Writer-director Alan Ayckbourn displays his very serious side in “Hero’s Welcome,” one of the two presentations in the current Brits Off Broadway series at 59E59 Theaters. (See Search and Theater for a review of the other offering, “Confusions,” a much lighter collection of five plays.) Ayckbourn starts deceptively calm, and then, as more revelations surface, he builds to a strong climax.

Once again he—and we—have the advantage of a brilliant, versatile cast. The same five members from “Confusions” are on hand—Stephen Billington, Elizabeth Boag, Russell Dixon, Charlotte Harwood and Richard Stacey. For “Hero’s Welcome” we also get a bonus, a sixth cast member, the delightful Evelyn Hoskins.

The hero, home from war in an unspecified place and decorated for bravery, is Murray, played by Richard Stacey. He has brought home a foreign wife, whose complicated name is Madrababacascabuna, but called Baba to make life easier. Charmingly played by bright-eyed Evelyn Hoskins, Baba doesn’t speak much English, but with dictionary in hand, she is eager to learn more and comes up with amusingly sophisticated words. As for her native tongue, it is a language concocted for the drama.

The hero is arriving into an undercurrent of resentment. Brad (Stephen Billington), known as Murray’s best friend from the past, is less than enthusiastic in greeting him. Brad’s wife Kara (Charlotte Harwood) is perplexed at the reaction, and we also note how meanly she is treated by Brad. (Later Harwood doubles as Kara’s daughter Simone.)
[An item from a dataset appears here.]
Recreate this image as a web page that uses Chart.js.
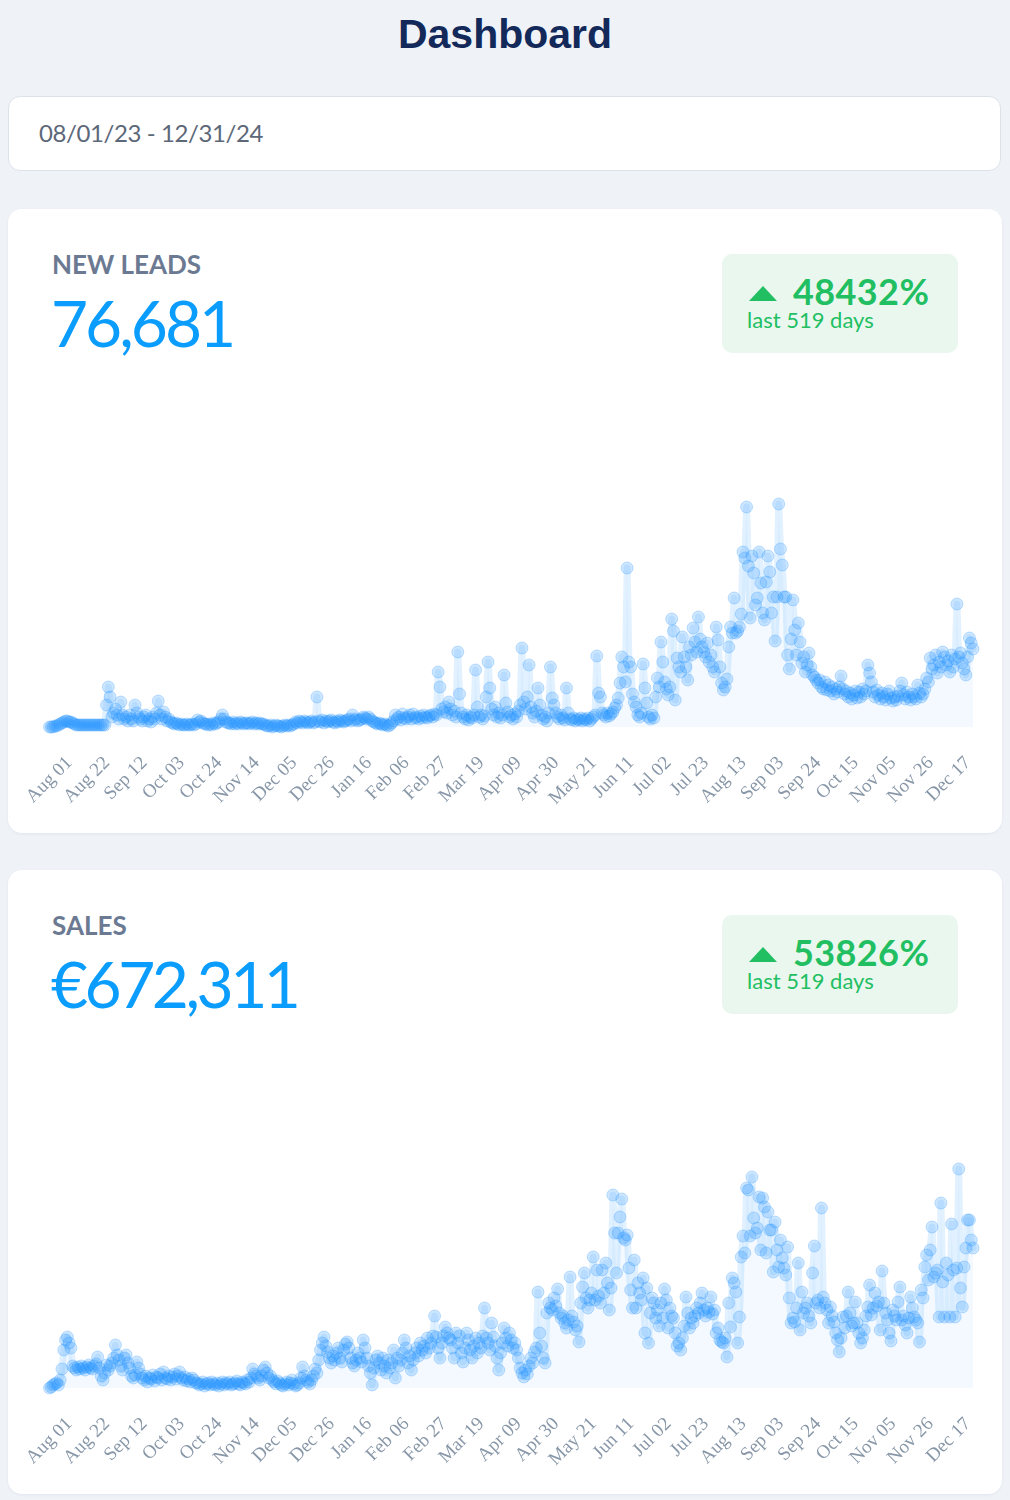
<!DOCTYPE html>
<html>
<head>
<meta charset="utf-8">
<script src="https://cdn.jsdelivr.net/npm/chart.js@4.4.0/dist/chart.umd.min.js"></script>
<style>
  body { margin:0; width:1010px; height:1500px; background:#eff3f8; position:relative; overflow:hidden; font-family:Lato, "Open Sans", sans-serif; }
  h1 { position:absolute; left:0; top:14px; width:1010px; margin:0; text-align:center; font:bold 41px/41px "Liberation Sans", Arial, sans-serif; color:#13295a; }
  .range { position:absolute; left:8px; top:96px; width:991px; height:73px; background:#fff; border:1px solid #dde2ea; border-radius:12px; }
  .range span { position:absolute; left:30px; top:24px; font-size:24px; line-height:24px; color:#5c6879; letter-spacing:-0.4px; }
  .card { position:absolute; left:8px; width:994px; height:624px; background:#fff; border-radius:14px; box-shadow:0 1px 3px rgba(20,40,80,0.06); }
  .card .title { position:absolute; left:44px; top:42px; font-size:26px; line-height:26px; font-weight:700; color:#6b7a92; }
  .card .kpi { position:absolute; left:43px; top:82px; font-size:64px; line-height:64px; color:#0b9dfd; letter-spacing:-3px; }
  .badge { position:absolute; left:714px; top:45px; width:236px; height:99px; background:#eaf7ef; border-radius:10px; color:#21bf62; }
  .badge .tri { position:absolute; left:27px; top:32px; width:0; height:0; border-left:14px solid transparent; border-right:14px solid transparent; border-bottom:15px solid #21bf62; }
  .badge .pct { position:absolute; left:71px; top:19px; font-size:36px; line-height:36px; font-weight:700; letter-spacing:0.4px; }
  .badge .sub { position:absolute; left:25px; top:55px; font-size:22px; line-height:22px; }
  .card canvas { position:absolute; left:0; top:250px; }
</style>
</head>
<body>
<h1>Dashboard</h1>
<div class="range"><span>08/01/23 - 12/31/24</span></div>

<div class="card" style="top:209px">
  <div class="title">NEW LEADS</div>
  <div class="kpi">76,681</div>
  <div class="badge"><div class="tri"></div><div class="pct">48432%</div><div class="sub">last 519 days</div></div>
  <canvas id="leadsChart" width="994" height="368"></canvas>
</div>

<div class="card" style="top:870px">
  <div class="title">SALES</div>
  <div class="kpi" style="letter-spacing:-3.5px">€672,311</div>
  <div class="badge"><div class="tri"></div><div class="pct">53826%</div><div class="sub">last 519 days</div></div>
  <canvas id="salesChart" width="994" height="368"></canvas>
</div>

<script>
const MONTHS = ['Jan','Feb','Mar','Apr','May','Jun','Jul','Aug','Sep','Oct','Nov','Dec'];
const startDay = [2023, 7, 1]; // Aug 01 2023
const dayCount = 519;
const tickEvery = 21;
const yMax = 247;

// daily new leads (hidden axis units)
const leads = [
  0,0,0,1,1,2,3,4,5,6,
  6,5,5,4,3,2,2,2,2,2,
  2,2,2,2,2,2,2,2,2,2,
  2,2,22,40,30,10,14,18,12,8,
  25,12,8,10,6,12,8,6,22,14,
  10,8,6,10,12,6,8,5,10,8,
  14,26,12,8,15,10,6,8,5,4,
  3,4,3,2,3,2,2,3,2,2,
  3,2,3,7,5,6,4,3,3,2,
  3,2,4,3,4,5,8,12,8,5,
  4,4,3,5,3,4,3,5,4,3,
  4,4,3,4,5,3,4,3,4,3,
  3,2,1,1,2,0,1,2,1,1,
  0,1,2,1,2,1,2,3,5,4,
  6,5,4,6,5,4,5,6,4,5,
  30,6,5,7,4,6,5,6,7,5,
  4,6,5,7,6,5,6,7,8,6,
  12,7,8,6,7,8,10,9,8,10,
  8,6,5,4,3,4,3,2,3,2,
  1,2,4,6,12,8,10,7,13,9,
  8,10,12,8,13,9,10,8,11,9,
  12,10,9,11,12,10,13,12,55,40,
  18,15,20,14,25,18,12,16,10,75,
  33,14,10,8,12,7,10,9,12,57,
  20,10,12,8,11,30,65,39,18,12,
  20,10,14,9,12,52,24,15,10,12,
  8,13,10,16,22,79,25,18,30,62,
  20,14,10,16,39,22,12,8,10,6,
  14,60,29,22,14,10,8,12,9,7,
  39,14,8,7,9,6,8,7,9,6,
  8,7,9,6,8,10,12,71,34,30,
  14,12,10,14,11,13,15,19,22,29,
  44,70,60,45,159,65,60,33,25,20,
  12,10,14,63,39,24,10,8,12,9,
  30,49,40,85,65,45,38,32,40,108,
  96,27,69,60,55,90,70,60,47,80,
  72,99,85,75,110,88,80,75,70,84,
  65,72,60,55,100,87,60,44,37,40,
  48,80,100,94,129,94,96,100,113,175,
  169,220,161,109,171,154,122,129,175,144,
  114,107,145,171,155,114,130,86,130,223,
  178,162,130,130,72,58,88,127,97,72,
  104,85,64,70,55,62,74,60,52,50,
  47,44,47,40,38,45,37,42,36,40,
  33,38,35,40,51,38,33,36,30,34,
  28,32,36,29,35,30,38,33,36,62,
  54,45,35,30,37,32,28,34,30,27,
  33,36,29,26,30,27,31,36,44,32,
  28,35,30,27,33,30,28,42,34,30,
  33,38,49,45,69,58,62,72,54,65,
  60,75,70,62,66,55,72,60,68,123,
  70,74,64,58,52,70,89,84,78
];

// daily sales (hidden axis units)
const sales = [
  0,1,3,4,5,3,8,19,38,48,
  51,45,40,22,20,18,21,19,22,20,
  18,21,23,20,19,22,24,31,20,12,
  8,15,23,18,22,25,30,43,33,28,
  22,18,30,33,25,20,12,10,13,26,
  20,14,10,8,12,6,10,9,13,7,
  11,10,14,8,16,10,9,12,8,11,
  14,9,12,16,10,8,11,7,9,6,
  10,8,5,5,3,4,6,2,4,5,
  3,6,4,3,5,2,4,6,3,5,
  4,6,3,4,5,7,4,3,6,5,
  4,8,6,10,19,14,12,10,8,12,
  18,21,15,10,12,8,6,4,7,5,
  3,2,4,6,3,5,8,4,2,3,
  5,10,21,12,8,6,4,8,12,19,
  15,28,38,45,51,42,36,30,25,32,
  28,35,40,30,26,38,44,46,40,30,
  25,22,28,35,30,26,48,40,30,22,
  15,3,20,28,32,25,18,30,22,15,
  28,20,25,38,10,30,22,28,35,48,
  40,25,32,18,28,35,40,32,45,38,
  42,35,50,40,45,52,72,51,40,30,
  45,52,61,55,50,48,40,30,55,45,
  52,35,26,40,55,48,38,30,42,50,
  35,45,40,52,80,50,45,38,65,51,
  42,30,18,35,45,60,50,42,55,48,
  40,45,38,30,20,15,11,18,14,22,
  30,25,36,40,96,55,42,30,25,75,
  85,80,78,90,82,99,75,70,72,65,
  60,68,111,72,66,58,62,46,85,101,
  115,90,80,88,95,131,88,118,92,85,
  118,95,125,105,78,100,193,155,115,155,
  171,189,150,148,153,120,98,80,128,80,
  105,95,88,110,55,100,45,75,90,85,
  70,78,62,85,70,99,88,60,80,72,
  70,55,42,45,38,50,62,91,75,60,
  70,65,72,80,75,85,95,78,72,80,
  76,91,74,78,55,60,48,46,45,50,
  31,85,61,110,105,96,45,71,131,152,
  135,200,198,152,211,170,155,160,191,138,
  190,181,135,176,158,158,116,166,138,121,
  148,130,120,113,141,90,65,70,66,80,
  125,58,96,75,80,85,72,65,115,142,
  85,88,80,180,91,85,78,65,81,72,
  66,55,48,36,50,71,60,72,96,75,
  62,65,86,65,55,45,50,58,72,81,
  103,73,80,95,82,86,58,117,85,75,
  68,55,47,78,72,68,86,101,68,72,
  63,55,70,91,80,71,68,65,46,98,
  90,121,133,108,138,161,111,115,118,71,
  185,106,71,125,113,71,164,118,71,120,
  219,100,81,121,140,168,168,148,140
];

// one label per day, "Aug 01" style
const labels = [];
for (let i = 0; i < dayCount; i++) {
  const d = new Date(Date.UTC(startDay[0], startDay[1], startDay[2] + i));
  labels.push(MONTHS[d.getUTCMonth()] + ' ' + String(d.getUTCDate()).padStart(2, '0'));
}

function makeChart(id, values) {
  return new Chart(document.getElementById(id), {
    type: 'line',
    data: {
      labels,
      datasets: [{
        data: values,
        borderColor: 'rgba(30,144,255,0.13)',
        borderWidth: 7,
        borderJoinStyle: 'round',
        borderCapStyle: 'round',
        backgroundColor: 'rgba(30,144,255,0.05)',
        fill: 'origin',
        tension: 0,
        pointRadius: 6,
        pointBackgroundColor: 'rgba(30,144,255,0.22)',
        pointBorderColor: 'rgba(30,144,255,0.26)',
        pointBorderWidth: 1,
        clip: false
      }]
    },
    options: {
      responsive: false,
      animation: false,
      events: [],
      layout: { padding: { left: 41.5, right: 29, top: 21, bottom: 0 } },
      plugins: { legend: { display: false }, tooltip: { enabled: false } },
      scales: {
        x: {
          grid: { display: false, drawTicks: false },
          border: { display: false },
          ticks: {
            autoSkip: false, minRotation: 45, maxRotation: 45,
            padding: 25, labelOffset: 20,
            color: '#8897a8',
            font: { family: '"Liberation Serif", "Times New Roman", serif', size: 19 },
            callback: (v, i) => (i % tickEvery === 0 ? labels[i] : null)
          },
          afterFit: (s) => { s.height = 100; s.paddingLeft = 0; s.paddingRight = 0; }
        },
        y: { display: false, min: 0, max: yMax }
      }
    }
  });
}

makeChart('leadsChart', leads);
makeChart('salesChart', sales);
</script>
</body>
</html>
As the background is exposed, we learn that Alice (Elizabeth Boag), the local mayor who is supposed to do the town’s honors in a ceremony saluting Murray, is still smarting from a relationship with Murray that ended badly. Alice’s husband, Derek (Russell Dixon) does his best to cater to his distraught wife feeling imprisoned by the past, but a bit of a buffoon, he gets into an entanglement when he reluctantly accepts Brad’s mean-spirited bet that he can seduce Baba, and Derek doesn’t know how to keep is mouth shut. Misunderstandings result.

Oh yes, Brad likes to shoot birds for sport and we see the rifle brought into the living room. Will the unwritten law of drama be fulfilled—that if there is a gun in sight it will have to go off at some point?

Acykbourn weaves the strands of the overloaded plot into somewhat of a soap opera, except that in his hands the play comes across as more than that. There is mordant humor underscoring the complications as well as serious observations about character behavior. Despite so much jammed into in the play, Ayckbourn and his marvelous cast can keep us riveted, and his direction is lean and pointed. At 59E59 Theaters, 59 East 59th Street. Phone: 212-279-4200. Reviewed June 10, 2016.